The Ward
États-Unis, 2010
De John Carpenter
Scénario : Michael Rasmussen, Shawn Rasmussen
Avec : Amber Heard
Photo : Yaron Orbach
Musique : Mark Kilian
Durée : 1h28
Un asile pour jeunes femmes est frappé par les apparitions meurtrières du fantôme d'une ex internée.
L'HOMME QUI N'ÉTAIT PAS LA
Cruelle ironie: à l'heure où se succèdent en salles les remakes (généralement tristes) de ses chefs d'œuvre, John Carpenter n'aura pas droit à une sortie au cinéma en France pour son dernier long métrage, The Ward. Cela faisait dix ans que le retour de Carpenter était plus qu'attendu, espéré. Les retrouvailles sont à la fois un plaisir (l'apparition du John Carpenter's au générique de début fera frémir n'importe quel fan de The Thing, Fog ou Prince des ténèbres) et... une souffrance. Car on ne peut s'empêcher, en voyant The Ward, de penser que l'envie n'y est peut-être plus vraiment. Ni scénariste, ni auteur de la bande son, Carpenter semblait de toute façon en retrait sur ce projet. Ça se confirme au visionnage de ce nouveau long métrage.
Il y a deux films dans The Ward. Il y a d'abord celui de l'absence, celle de Carpenter. Oui, le scope est là, oui, certains motifs de ses terreurs, de prison en paranoïa, sont également au programme. Mais, globalement, pour un cinéaste dont on n'attend que le meilleur (le sympathique Ghosts of Mars avait été chahuté alors qu'il est loin de s'agir de son pire film), c'est là bien peu de choses. The Ward souffre d'un manque de personnalité, la faute en partie au scénario pondu par Michael & Shawn Rasmussen, petit bras, lancé sur l'autoroute du déjà-vu. Mais la faute aussi à un emballage un peu timoré.
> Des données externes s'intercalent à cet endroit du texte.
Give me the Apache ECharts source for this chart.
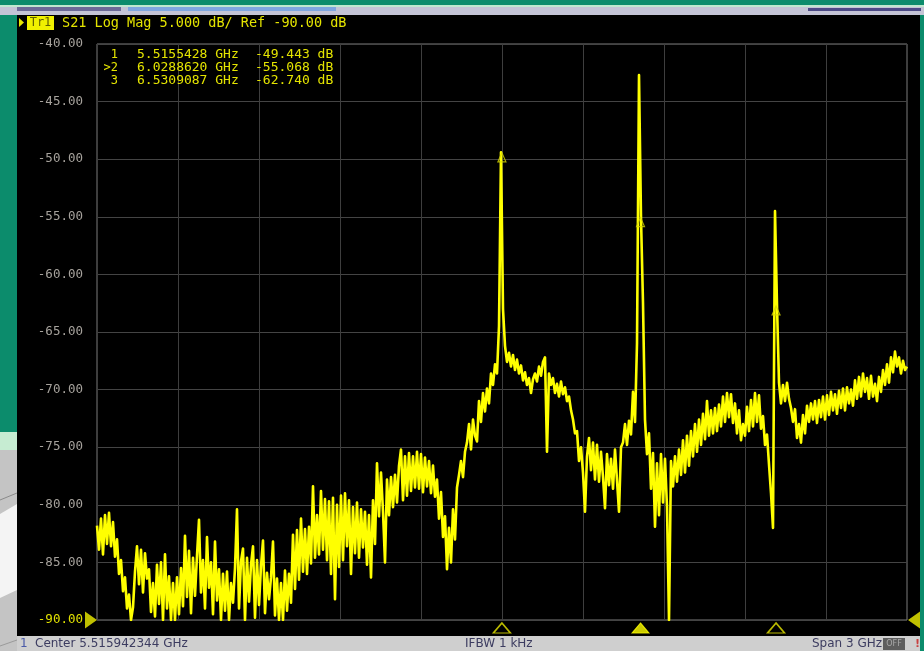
<!DOCTYPE html>
<html>
<head>
<meta charset="utf-8">
<title>S21 Log Mag</title>
<script src="https://cdn.jsdelivr.net/npm/echarts@6/dist/echarts.min.js"></script>
<style>
  html, body { margin: 0; padding: 0; background: #000; }
  #chart { width: 924px; height: 651px; }
</style>
</head>
<body>
<div id="chart"></div>
<script>
// Sweep settings (center 5.515942344 GHz, span 3 GHz)
const centerGHz = 5.515942344;
const spanGHz = 3;
const startGHz = centerGHz - spanGHz / 2;
const stopGHz = centerGHz + spanGHz / 2;

// Trace 1, S21 log magnitude (dB), one value per sweep point, evenly spaced from start to stop
const s21dB = [
  -81.8, -83.9, -81.2, -84.3, -80.9, -83.4, -80.7, -83.6, -81.5, -84.5,
  -83.0, -86.0, -84.8, -87.5, -86.3, -89.0, -87.8, -90.0, -88.9, -85.8,
  -83.6, -86.9, -83.9, -87.6, -84.2, -86.4, -85.6, -89.3, -86.8, -89.7,
  -85.2, -88.6, -85.0, -90.0, -84.3, -89.0, -86.2, -90.0, -86.8, -90.0,
  -86.3, -89.5, -85.5, -88.8, -82.7, -88.0, -84.0, -89.4, -84.6, -87.9,
  -84.4, -81.3, -87.6, -84.8, -89.0, -82.8, -87.2, -85.0, -89.5, -83.2,
  -88.3, -85.6, -90.0, -86.0, -89.2, -85.8, -90.0, -86.8, -88.5, -85.5,
  -80.4, -89.0, -84.9, -83.8, -90.0, -84.6, -88.4, -85.2, -83.6, -89.8,
  -84.8, -88.7, -85.3, -83.1, -89.4, -85.9, -88.2, -86.3, -83.2, -89.6,
  -86.4, -90.0, -86.8, -90.0, -85.7, -89.2, -86.0, -88.5, -82.6, -87.3,
  -82.2, -86.5, -81.2, -85.8, -82.1, -86.0, -81.9, -85.1, -78.4, -84.6,
  -80.9, -84.3, -78.8, -83.9, -79.5, -84.8, -79.7, -86.0, -79.4, -88.2,
  -80.0, -85.4, -79.2, -84.8, -79.0, -83.6, -79.6, -86.0, -80.2, -84.2,
  -79.8, -84.6, -80.4, -83.7, -80.6, -85.2, -80.9, -86.3, -79.6, -83.4,
  -76.4, -81.0, -77.2, -80.6, -85.0, -77.8, -80.9, -77.6, -80.2, -77.4,
  -79.8, -76.6, -75.2, -79.6, -75.8, -79.2, -75.5, -78.8, -75.8, -78.5,
  -75.4, -78.6, -75.6, -78.9, -75.9, -78.4, -76.2, -79.0, -76.6, -79.3,
  -77.8, -81.2, -78.9, -82.8, -81.0, -85.6, -82.0, -85.0, -80.4, -83.0,
  -78.5, -77.4, -76.2, -77.6, -75.4, -74.6, -73.0, -75.2, -72.6, -74.0,
  -74.5, -71.0, -72.8, -70.3, -71.9, -69.9, -71.2, -68.6, -69.6, -67.8,
  -68.6, -64.5, -49.4, -63.0, -66.2, -67.6, -66.8, -68.0, -67.0, -68.3,
  -67.4, -68.6, -67.9, -69.2, -68.5, -69.6, -69.0, -70.3, -69.1, -68.6,
  -69.3, -68.0, -68.8, -67.6, -67.2, -75.4, -68.6, -69.6, -69.0, -70.3,
  -69.5, -70.6, -69.3, -70.4, -69.8, -71.0, -70.6, -71.8, -72.6, -73.8,
  -73.6, -76.2, -75.0, -77.2, -80.6, -75.8, -74.2, -77.0, -74.6, -77.8,
  -74.8, -78.0, -75.4, -77.6, -80.3, -75.6, -78.3, -76.0, -78.6, -75.2,
  -77.9, -80.6, -75.0, -74.6, -73.0, -74.8, -72.7, -73.9, -70.2, -72.8,
  -66.0, -42.7, -55.1, -62.5, -72.6, -75.6, -73.8, -78.6, -75.5, -81.9,
  -76.4, -80.9, -75.6, -79.8, -76.0, -80.2, -90.0, -76.2, -78.4, -75.8,
  -78.0, -75.2, -77.4, -74.4, -77.2, -74.0, -76.6, -73.6, -75.8, -73.0,
  -75.4, -72.6, -74.8, -72.1, -74.3, -71.0, -74.0, -71.8, -73.8, -71.6,
  -73.6, -71.3, -73.2, -70.6, -72.8, -70.3, -72.4, -70.4, -72.9, -71.2,
  -73.8, -71.8, -74.4, -73.0, -74.0, -71.5, -73.6, -70.9, -73.2, -70.3,
  -72.8, -70.5, -73.4, -72.3, -74.8, -73.9, -76.5, -79.0, -82.0, -54.5,
  -62.7, -69.4, -71.2, -69.6, -71.0, -69.4, -70.8, -71.6, -72.8, -71.7,
  -74.2, -73.0, -74.6, -72.2, -73.8, -71.4, -72.8, -71.2, -72.6, -71.0,
  -72.9, -70.9, -72.4, -70.6, -72.6, -70.5, -72.2, -70.2, -71.8, -70.4,
  -72.1, -70.1, -71.6, -69.9, -71.8, -69.8, -71.2, -70.0, -71.4, -69.2,
  -70.8, -68.9, -70.6, -68.6, -70.2, -69.0, -70.8, -68.8, -70.6, -69.5,
  -71.0, -68.9, -70.2, -68.3, -69.6, -67.8, -69.4, -67.2, -68.5, -66.7,
  -68.0, -67.2, -68.6, -67.5, -68.3, -68.0
];

// Markers
const markerNames = ['1', '2', '3'];
const markerFreqGHz = [5.5155428, 6.0288620, 6.5309087];
const markerDb = [-49.443, -55.068, -62.740];
const activeMarker = 1;

// Scale: 5 dB/div, reference level -90 dB at the bottom line
const refDb = -90;
const scaleDb = 5;
const topDb = -40;
const xDivisions = 10;

const traceColor = '#ffff00';
const textYellow = '#e4e400';
const monoFont = 'DejaVu Sans Mono';

const n = s21dB.length;
const tracePoints = s21dB.map((v, i) => [startGHz + (i * spanGHz) / (n - 1), v]);

const chart = echarts.init(document.getElementById('chart'), null, { renderer: 'canvas' });

function fmtGHz(f) { return f.toFixed(7) + ' GHz'; }
function fmtDb(v) { return v.toFixed(3) + ' dB'; }

// Marker readout lines
const tableRows = markerNames.map((name, i) => ({ name, f: fmtGHz(markerFreqGHz[i]), v: fmtDb(markerDb[i]), active: i === activeMarker }));

const graphics = [
  // window chrome behind the measurement display
  { type: 'rect', shape: { x: 0, y: 0, width: 924, height: 651 }, style: { fill: '#0c8c6c' }, z: -20, silent: true },
  { type: 'rect', shape: { x: 0, y: 432, width: 17, height: 18 }, style: { fill: '#c6ecd2' }, z: -19, silent: true },
  { type: 'rect', shape: { x: 0, y: 450, width: 17, height: 201 }, style: { fill: '#c4c4c4' }, z: -19, silent: true },
  { type: 'polygon', shape: { points: [[0, 514], [17, 504], [17, 590], [0, 598]] }, style: { fill: '#f4f4f4' }, z: -18, silent: true },
  { type: 'line', shape: { x1: 0, y1: 500, x2: 17, y2: 493 }, style: { stroke: '#8a8a8a', lineWidth: 1 }, z: -18, silent: true },
  { type: 'line', shape: { x1: 0, y1: 646, x2: 17, y2: 640 }, style: { stroke: '#9a9a9a', lineWidth: 1 }, z: -18, silent: true },
  { type: 'rect', shape: { x: 0, y: 5, width: 924, height: 10 }, style: { fill: '#c4c4d6' }, z: -19, silent: true },
  { type: 'rect', shape: { x: 0, y: 5, width: 924, height: 2 }, style: { fill: '#bfe8cf' }, z: -18, silent: true },
  { type: 'rect', shape: { x: 17, y: 7, width: 104, height: 4 }, style: { fill: '#6c6a98' }, z: -18, silent: true },
  { type: 'rect', shape: { x: 128, y: 7, width: 208, height: 4 }, style: { fill: '#7fa6e0' }, z: -18, silent: true },
  { type: 'rect', shape: { x: 808, y: 8, width: 113, height: 3 }, style: { fill: '#4c4a86' }, z: -18, silent: true },
  { type: 'rect', shape: { x: 17, y: 15, width: 903, height: 621 }, style: { fill: '#000000' }, z: -17, silent: true },
  // status bar
  { type: 'rect', shape: { x: 17, y: 636, width: 903, height: 15 }, style: { fill: '#cfcfcf' }, z: -16, silent: true },
  { type: 'text', x: 20, y: 644, style: { text: '1', fill: '#4a5aa8', font: '12px "DejaVu Sans"', verticalAlign: 'middle' }, z: 5 },
  { type: 'text', x: 35, y: 644, style: { text: 'Center ' + centerGHz.toFixed(9) + ' GHz', fill: '#3c3c60', font: '12px "DejaVu Sans"', verticalAlign: 'middle' }, z: 5 },
  { type: 'text', x: 465, y: 644, style: { text: 'IFBW 1 kHz', fill: '#3c3c60', font: '12px "DejaVu Sans"', verticalAlign: 'middle' }, z: 5 },
  { type: 'text', x: 812, y: 644, style: { text: 'Span ' + spanGHz + ' GHz', fill: '#3c3c60', font: '12px "DejaVu Sans"', verticalAlign: 'middle' }, z: 5 },
  { type: 'rect', shape: { x: 883, y: 638, width: 22, height: 12 }, style: { fill: '#5e5e5e' }, z: 5 },
  { type: 'text', x: 894, y: 644, style: { text: 'OFF', fill: '#a8a8a8', font: '8px "DejaVu Sans"', align: 'center', verticalAlign: 'middle' }, z: 6 },
  { type: 'text', x: 915, y: 644, style: { text: '!', fill: '#c84040', font: 'bold 11px "DejaVu Sans"', verticalAlign: 'middle' }, z: 5 },
  // trace title line
  { type: 'polygon', shape: { points: [[19, 18], [24, 22.5], [19, 27]] }, style: { fill: '#e8e800' }, z: 5 },
  { type: 'rect', shape: { x: 27, y: 16, width: 27, height: 14 }, style: { fill: '#f0f000' }, z: 5 },
  { type: 'text', x: 40.5, y: 23, style: { text: 'Tr1', fill: '#606000', font: '12px ' + monoFont, align: 'center', verticalAlign: 'middle' }, z: 6 },
  { type: 'text', x: 62, y: 23, style: { text: 'S21 Log Mag ' + scaleDb.toFixed(3) + ' dB/ Ref ' + refDb.toFixed(2) + ' dB', fill: textYellow, font: '13.5px ' + monoFont, verticalAlign: 'middle' }, z: 5 }
];

tableRows.forEach((r, i) => {
  const y = 55 + i * 13;
  graphics.push(
    { type: 'text', x: 118, y, style: { text: (r.active ? '>' : '') + r.name, fill: textYellow, font: '12px ' + monoFont, align: 'right', verticalAlign: 'middle' }, z: 5 },
    { type: 'text', x: 137, y, style: { text: r.f, fill: textYellow, font: '13px ' + monoFont, verticalAlign: 'middle' }, z: 5 },
    { type: 'text', x: 255, y, style: { text: r.v, fill: textYellow, font: '13px ' + monoFont, verticalAlign: 'middle' }, z: 5 }
  );
});

const option = {
  backgroundColor: '#0c8c6c',
  animation: false,
  graphic: { elements: graphics },
  grid: {
    left: 97, right: 17, top: 44, bottom: 31,
    show: true, borderColor: '#7a7a7a', borderWidth: 1, backgroundColor: 'transparent',
    containLabel: false
  },
  xAxis: {
    type: 'value',
    min: startGHz, max: stopGHz, interval: spanGHz / xDivisions,
    axisLine: { show: false }, axisTick: { show: false }, axisLabel: { show: false },
    splitLine: { show: true, lineStyle: { color: '#3e3e3e', width: 1 } }
  },
  yAxis: {
    type: 'value',
    min: refDb, max: topDb, interval: scaleDb,
    axisLine: { show: false }, axisTick: { show: false },
    axisLabel: {
      margin: 14,
      fontFamily: monoFont, fontSize: 12.5,
      color: (v) => (Number(v) === refDb ? '#e0e000' : '#a6a29c'),
      formatter: (v) => v.toFixed(2)
    },
    splitLine: { show: true, lineStyle: { color: '#444444', width: 1 } }
  },
  series: [
    {
      type: 'line', name: 'Tr1', data: tracePoints,
      showSymbol: false, symbol: 'none',
      lineStyle: { color: traceColor, width: 2.6, join: 'round' },
      z: 3, clip: true
    },
    {
      // marker symbols on the trace, tip at the marker reading
      type: 'scatter', name: 'markers',
      data: markerFreqGHz.map((f, i) => [f, markerDb[i]]),
      symbol: 'triangle', symbolSize: [8, 9], symbolOffset: [0, 4.5],
      itemStyle: { color: 'transparent', borderColor: '#d8d800', borderWidth: 1.2 },
      z: 4, clip: false
    },
    {
      // marker position indicators under the graticule
      type: 'scatter', name: 'marker stimulus',
      data: markerFreqGHz.map((f, i) => ({
        value: [f, refDb],
        itemStyle: i === activeMarker
          ? { color: traceColor, borderColor: traceColor, borderWidth: 1 }
          : { color: 'rgba(0,0,0,0)', borderColor: '#e8e800', borderWidth: 1.5 }
      })),
      symbol: 'triangle', symbolSize: [17, 10], symbolOffset: [0, 8],
      z: 4, clip: false
    },
    {
      // reference level pointers at both ends
      type: 'scatter', name: 'reference',
      data: [
        { value: [startGHz, refDb], symbol: 'path://M0,0 L10,7 L0,14 Z', symbolOffset: [-6, 0] },
        { value: [stopGHz, refDb], symbol: 'path://M10,0 L0,7 L10,14 Z', symbolOffset: [7, 0] }
      ],
      symbolSize: [12, 17],
      itemStyle: { color: '#f0f000' },
      z: 4, clip: false
    }
  ]
};

chart.setOption(option);
</script>
</body>
</html>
On a déjà vu Carpenter, sur des projets très modestes (comme le téléfilm Meurtre au 43eme étage), s'en tirer avec un certain panache, avec, surtout, l'argument de l'œuvre de jeunesse comme circonstance atténuante. The Ward se complait ici ou là dans ses automatismes, à l'image de vilains jump-scares indignes de l'idée du cinéma d'horreur portée par l'œuvre entière du cinéaste. Il y a pourtant un autre film derrière tout ça. Celui servi par l'élégance classique de sa mise en scène, dénuée, hormis les jump-scares précités, d'effets vulgaires - voir le dernier Carpenter n'est pas voir le dernier Argento ou autre terne téléfilm. Une direction d'acteur efficace également: Amber Heard, déjà magnétique dans le superbe All the Boys Love Mandy Lane, fait une femme de tête charismatique, l'actrice se dépatouillant avec un talent évident d'un rôle pas très bien écrit. A l'image de son dénouement, ce The Ward-là est ludique et inconséquent. Film bière-pizza. Il y a certainement plus infamant, il y a plus excitant aussi.
Le même jour, en compétition au PIFFF, était présenté le somptueux The Innkeepers de Ti West, déjà repéré avec House of the Devil. Sortie prévue en vidéo en fin d'année aux États-Unis. Probablement la même chose chez nous. Cette nouvelle-là, au sujet d'un jeune cinéaste qui, avec ses deux derniers films, se situe aux avant-postes du genre, est peut-être plus triste encore que l'absence, regrettable certes, du dernier Carpenter en salles.